**Short exercise:** Restate the listing that follows word for word, without its pictures.

======== Data for this exercise ========

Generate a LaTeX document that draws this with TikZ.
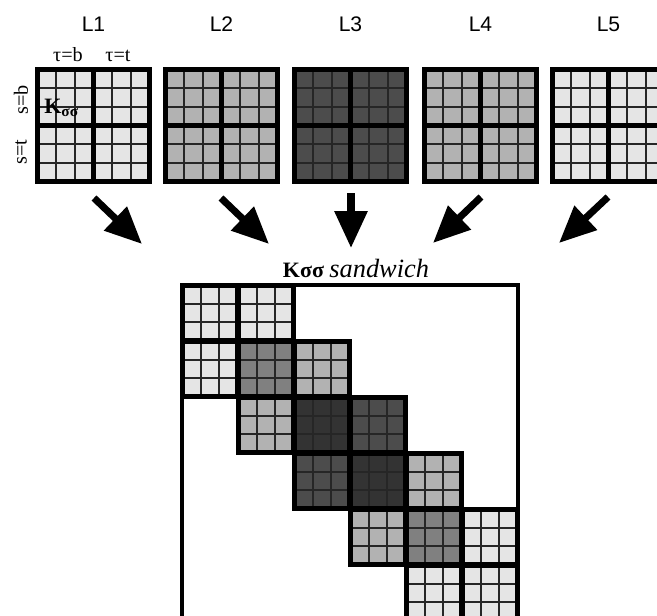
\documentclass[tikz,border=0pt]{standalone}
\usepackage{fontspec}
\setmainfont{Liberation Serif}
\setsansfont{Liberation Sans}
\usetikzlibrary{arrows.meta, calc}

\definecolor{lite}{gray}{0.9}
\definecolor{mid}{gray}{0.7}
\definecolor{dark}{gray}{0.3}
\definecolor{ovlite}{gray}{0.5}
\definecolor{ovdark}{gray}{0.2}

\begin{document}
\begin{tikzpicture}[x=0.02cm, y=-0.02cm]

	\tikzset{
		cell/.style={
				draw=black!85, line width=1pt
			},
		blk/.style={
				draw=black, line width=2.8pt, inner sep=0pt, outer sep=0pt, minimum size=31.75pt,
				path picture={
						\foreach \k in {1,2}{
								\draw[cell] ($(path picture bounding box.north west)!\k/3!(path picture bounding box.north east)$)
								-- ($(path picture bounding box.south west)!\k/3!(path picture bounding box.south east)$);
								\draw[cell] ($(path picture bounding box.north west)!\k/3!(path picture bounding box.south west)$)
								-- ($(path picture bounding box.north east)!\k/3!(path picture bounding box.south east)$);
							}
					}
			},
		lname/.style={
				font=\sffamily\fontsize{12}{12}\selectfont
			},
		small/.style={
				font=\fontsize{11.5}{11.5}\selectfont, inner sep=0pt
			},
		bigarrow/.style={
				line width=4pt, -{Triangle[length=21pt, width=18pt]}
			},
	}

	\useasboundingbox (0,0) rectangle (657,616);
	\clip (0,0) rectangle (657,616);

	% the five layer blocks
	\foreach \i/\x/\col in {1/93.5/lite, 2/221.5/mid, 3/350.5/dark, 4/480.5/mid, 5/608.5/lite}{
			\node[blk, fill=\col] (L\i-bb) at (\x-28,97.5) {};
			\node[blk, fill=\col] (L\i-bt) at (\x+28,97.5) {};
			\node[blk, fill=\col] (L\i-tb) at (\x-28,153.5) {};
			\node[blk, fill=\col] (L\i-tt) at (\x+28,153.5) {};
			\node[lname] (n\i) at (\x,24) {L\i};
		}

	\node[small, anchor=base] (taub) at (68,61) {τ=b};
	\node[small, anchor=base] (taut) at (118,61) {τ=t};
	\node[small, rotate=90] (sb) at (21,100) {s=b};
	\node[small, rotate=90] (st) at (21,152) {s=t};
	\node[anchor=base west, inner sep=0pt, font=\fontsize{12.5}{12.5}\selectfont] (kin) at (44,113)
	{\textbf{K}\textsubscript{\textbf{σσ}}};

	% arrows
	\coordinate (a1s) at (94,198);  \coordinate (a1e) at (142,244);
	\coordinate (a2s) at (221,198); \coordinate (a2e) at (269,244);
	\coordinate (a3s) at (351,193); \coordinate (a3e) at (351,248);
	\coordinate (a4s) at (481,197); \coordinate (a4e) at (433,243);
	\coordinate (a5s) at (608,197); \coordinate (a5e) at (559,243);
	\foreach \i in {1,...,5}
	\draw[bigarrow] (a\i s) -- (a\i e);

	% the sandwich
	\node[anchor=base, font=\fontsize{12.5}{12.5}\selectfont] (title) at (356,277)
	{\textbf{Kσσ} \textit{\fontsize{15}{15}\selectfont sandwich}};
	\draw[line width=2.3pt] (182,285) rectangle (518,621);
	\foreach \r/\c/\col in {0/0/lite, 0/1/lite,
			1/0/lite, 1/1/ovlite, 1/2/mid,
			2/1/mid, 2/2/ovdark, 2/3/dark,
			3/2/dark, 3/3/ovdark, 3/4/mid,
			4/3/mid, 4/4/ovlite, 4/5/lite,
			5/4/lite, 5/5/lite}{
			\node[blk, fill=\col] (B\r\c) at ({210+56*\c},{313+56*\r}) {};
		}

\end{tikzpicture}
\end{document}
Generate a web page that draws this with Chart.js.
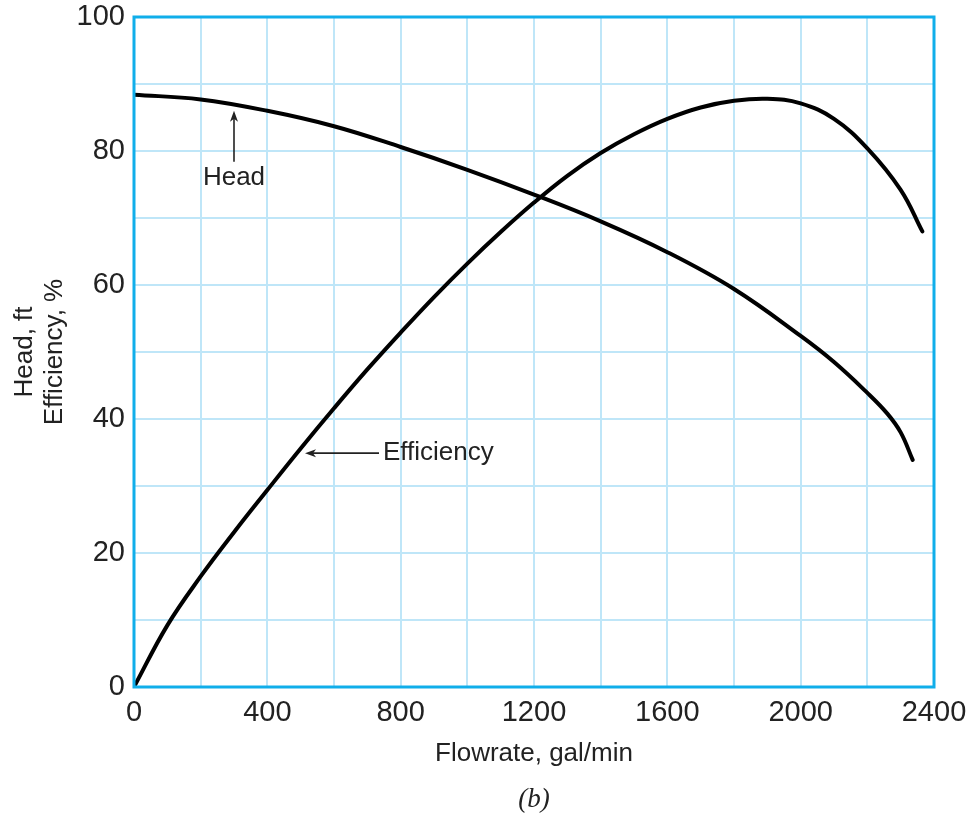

========

**Solution below:**
Generate a LaTeX document that draws this with TikZ.
\documentclass[tikz,border=0pt]{standalone}
\usepackage{fontspec}
\setmainfont{Liberation Serif}
\setsansfont{Liberation Sans}
\usetikzlibrary{arrows.meta, calc}

\definecolor{lite}{gray}{0.9}
\definecolor{mid}{gray}{0.7}
\definecolor{dark}{gray}{0.3}
\definecolor{ovlite}{gray}{0.5}
\definecolor{ovdark}{gray}{0.2}

\begin{document}
\begin{tikzpicture}[x=0.02cm, y=-0.02cm]

	\tikzset{
		cell/.style={
				draw=black!85, line width=1pt
			},
		blk/.style={
				draw=black, line width=2.8pt, inner sep=0pt, outer sep=0pt, minimum size=31.75pt,
				path picture={
						\foreach \k in {1,2}{
								\draw[cell] ($(path picture bounding box.north west)!\k/3!(path picture bounding box.north east)$)
								-- ($(path picture bounding box.south west)!\k/3!(path picture bounding box.south east)$);
								\draw[cell] ($(path picture bounding box.north west)!\k/3!(path picture bounding box.south west)$)
								-- ($(path picture bounding box.north east)!\k/3!(path picture bounding box.south east)$);
							}
					}
			},
		lname/.style={
				font=\sffamily\fontsize{12}{12}\selectfont
			},
		small/.style={
				font=\fontsize{11.5}{11.5}\selectfont, inner sep=0pt
			},
		bigarrow/.style={
				line width=4pt, -{Triangle[length=21pt, width=18pt]}
			},
	}

	\useasboundingbox (0,0) rectangle (657,616);
	\clip (0,0) rectangle (657,616);

	% the five layer blocks
	\foreach \i/\x/\col in {1/93.5/lite, 2/221.5/mid, 3/350.5/dark, 4/480.5/mid, 5/608.5/lite}{
			\node[blk, fill=\col] (L\i-bb) at (\x-28,97.5) {};
			\node[blk, fill=\col] (L\i-bt) at (\x+28,97.5) {};
			\node[blk, fill=\col] (L\i-tb) at (\x-28,153.5) {};
			\node[blk, fill=\col] (L\i-tt) at (\x+28,153.5) {};
			\node[lname] (n\i) at (\x,24) {L\i};
		}

	\node[small, anchor=base] (taub) at (68,61) {τ=b};
	\node[small, anchor=base] (taut) at (118,61) {τ=t};
	\node[small, rotate=90] (sb) at (21,100) {s=b};
	\node[small, rotate=90] (st) at (21,152) {s=t};
	\node[anchor=base west, inner sep=0pt, font=\fontsize{12.5}{12.5}\selectfont] (kin) at (44,113)
	{\textbf{K}\textsubscript{\textbf{σσ}}};

	% arrows
	\coordinate (a1s) at (94,198);  \coordinate (a1e) at (142,244);
	\coordinate (a2s) at (221,198); \coordinate (a2e) at (269,244);
	\coordinate (a3s) at (351,193); \coordinate (a3e) at (351,248);
	\coordinate (a4s) at (481,197); \coordinate (a4e) at (433,243);
	\coordinate (a5s) at (608,197); \coordinate (a5e) at (559,243);
	\foreach \i in {1,...,5}
	\draw[bigarrow] (a\i s) -- (a\i e);

	% the sandwich
	\node[anchor=base, font=\fontsize{12.5}{12.5}\selectfont] (title) at (356,277)
	{\textbf{Kσσ} \textit{\fontsize{15}{15}\selectfont sandwich}};
	\draw[line width=2.3pt] (182,285) rectangle (518,621);
	\foreach \r/\c/\col in {0/0/lite, 0/1/lite,
			1/0/lite, 1/1/ovlite, 1/2/mid,
			2/1/mid, 2/2/ovdark, 2/3/dark,
			3/2/dark, 3/3/ovdark, 3/4/mid,
			4/3/mid, 4/4/ovlite, 4/5/lite,
			5/4/lite, 5/5/lite}{
			\node[blk, fill=\col] (B\r\c) at ({210+56*\c},{313+56*\r}) {};
		}

\end{tikzpicture}
\end{document}
Generate a web page that draws this with Chart.js.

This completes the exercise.